The state Legislature pulled the plug recently on a proposed constitutional amendment that would have reinstated some form of affirmative action in the University of California admissions process.

It’s understandable to want to avoid using race as either a positive or a negative when admitting students to the UC system. However, the effect of these “race neutral” admissions has been to reduce the number of black and Latino students—and that leads to not only less diversity on campuses, but also fewer minority students in government- and community-leadership positions post-college.

There is one way to encourage diversity that doesn’t rely on race, and that is to offer programs that encourage the admission and support the academic success of first-generation college students. The post-World War II GI Bill enabled millions of first-generation college students, immigrants and the children of immigrants, many of them from impoverished backgrounds, to earn a college education. It changed our nation and led to a period of innovation, prosperity and social and civil-rights advances.
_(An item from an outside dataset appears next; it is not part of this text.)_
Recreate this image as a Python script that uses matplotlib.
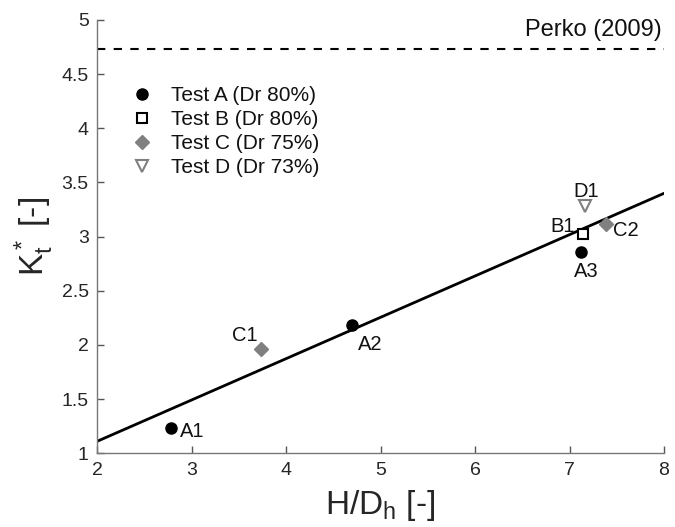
import matplotlib
matplotlib.use("Agg")
import matplotlib.pyplot as plt
import numpy as np
from matplotlib.ticker import FuncFormatter

plt.rcParams['font.family'] = ['Liberation Sans', 'DejaVu Sans']
plt.rcParams['mathtext.fontset'] = 'custom'
plt.rcParams['mathtext.rm'] = 'Liberation Sans'
plt.rcParams['mathtext.it'] = 'Liberation Sans'
plt.rcParams['mathtext.default'] = 'regular'

# Data
a_x = [2.78, 4.70, 7.12]
a_y = [1.23, 2.18, 2.86]
a_lab = ['A1', 'A2', 'A3']
b_x = [7.14]
b_y = [3.02]
b_lab = ['B1']
c_x = [3.74, 7.39]
c_y = [1.96, 3.12]
c_lab = ['C1', 'C2']
d_x = [7.16]
d_y = [3.28]
d_lab = ['D1']
fit_x = [2.0, 8.0]
fit_y = [1.11, 3.40]
perko_y = 4.73
perko_label = 'Perko (2009)'
legend_labels = ['Test A (Dr 80%)', 'Test B (Dr 80%)', 'Test C (Dr 75%)', 'Test D (Dr 73%)']
x_ticks = [2, 3, 4, 5, 6, 7, 8]
y_ticks = [1, 1.5, 2, 2.5, 3, 3.5, 4, 4.5, 5]

fig = plt.figure(figsize=(6.75, 5.27), dpi=100)
ax = fig.add_axes([97/675, 1-453.3/527, (664-97)/675, (453.3-20)/527])

gray = '#808080'
ax.plot(fit_x, fit_y, color='black', lw=2.0, zorder=2)
ax.axhline(perko_y, color='black', lw=1.5, ls=(0, (4, 4)), zorder=2)

ha, = ax.plot(a_x, a_y, 'o', color='black', ms=8, ls='none', zorder=3)
hb, = ax.plot(b_x, b_y, 's', mfc='white', mec='black', mew=1.5, ms=6.5, ls='none', zorder=3)
hc, = ax.plot(c_x, c_y, 'D', color=gray, ms=7, ls='none', zorder=3)
hd, = ax.plot(d_x, d_y, 'v', mfc='white', mec=gray, mew=1.5, ms=8.5, ls='none', zorder=3)

fs_ann = 14.5
offsets = {
    'A1': (7, -2, 'left', 'center'),
    'A2': (4, -7, 'left', 'top'),
    'A3': (-5, -7, 'left', 'top'),
    'B1': (-6, -1, 'right', 'bottom'),
    'C1': (-3, 3, 'right', 'bottom'),
    'C2': (5, -5, 'left', 'center'),
    'D1': (1, 4, 'center', 'bottom'),
}
for xs, ys, labs in [(a_x, a_y, a_lab), (b_x, b_y, b_lab), (c_x, c_y, c_lab), (d_x, d_y, d_lab)]:
    for x, y, l in zip(xs, ys, labs):
        dx, dy, h, v = offsets[l]
        ax.annotate(l, (x, y), xytext=(dx, dy), textcoords='offset points',
                    ha=h, va=v, fontsize=fs_ann, color='#111111')

ax.text(7.98, 4.91, perko_label, ha='right', va='center', fontsize=17, color='#111111')

ax.set_xlim(2, 8)
ax.set_ylim(1, 5)
ax.set_xticks(x_ticks)
ax.set_yticks(y_ticks)
ax.yaxis.set_major_formatter(FuncFormatter(lambda v, p: f'{v:g}'))
ax.tick_params(direction='in', length=5, width=1, color='#555555', labelsize=14,
               labelcolor='#262626', pad=6)
for s in ['top', 'right']:
    ax.spines[s].set_visible(False)
for s in ['left', 'bottom']:
    ax.spines[s].set_color('#777777')
    ax.spines[s].set_linewidth(1.0)

ax.set_xlabel('H/D$_h$ [-]', fontsize=24, color='#262626', labelpad=7)
ax.set_ylabel('K$^*_t$ [-]', fontsize=24, color='#262626', labelpad=4)

leg = ax.legend([ha, hb, hc, hd], legend_labels, loc='upper left',
                bbox_to_anchor=(0.025, 0.89), frameon=False, fontsize=15,
                handletextpad=0.75, labelspacing=0.24, handlelength=1.2,
                labelcolor='#111111')

fig.savefig('out.png', dpi=100)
We still have plenty of first-generation college students who could use help. Without parents to guide their college experience, too many of these students find the UCs confusing, frustrating and impossible. And it’s not as if affirmative action for first-generation college students would automatically affect only racial and ethnic minorities and recent immigrants. There are plenty of white American families that have never had a college graduate.

Let’s talk about diversity on campus in a new way, one that rewards the hard-working first-generation students, the next American success story.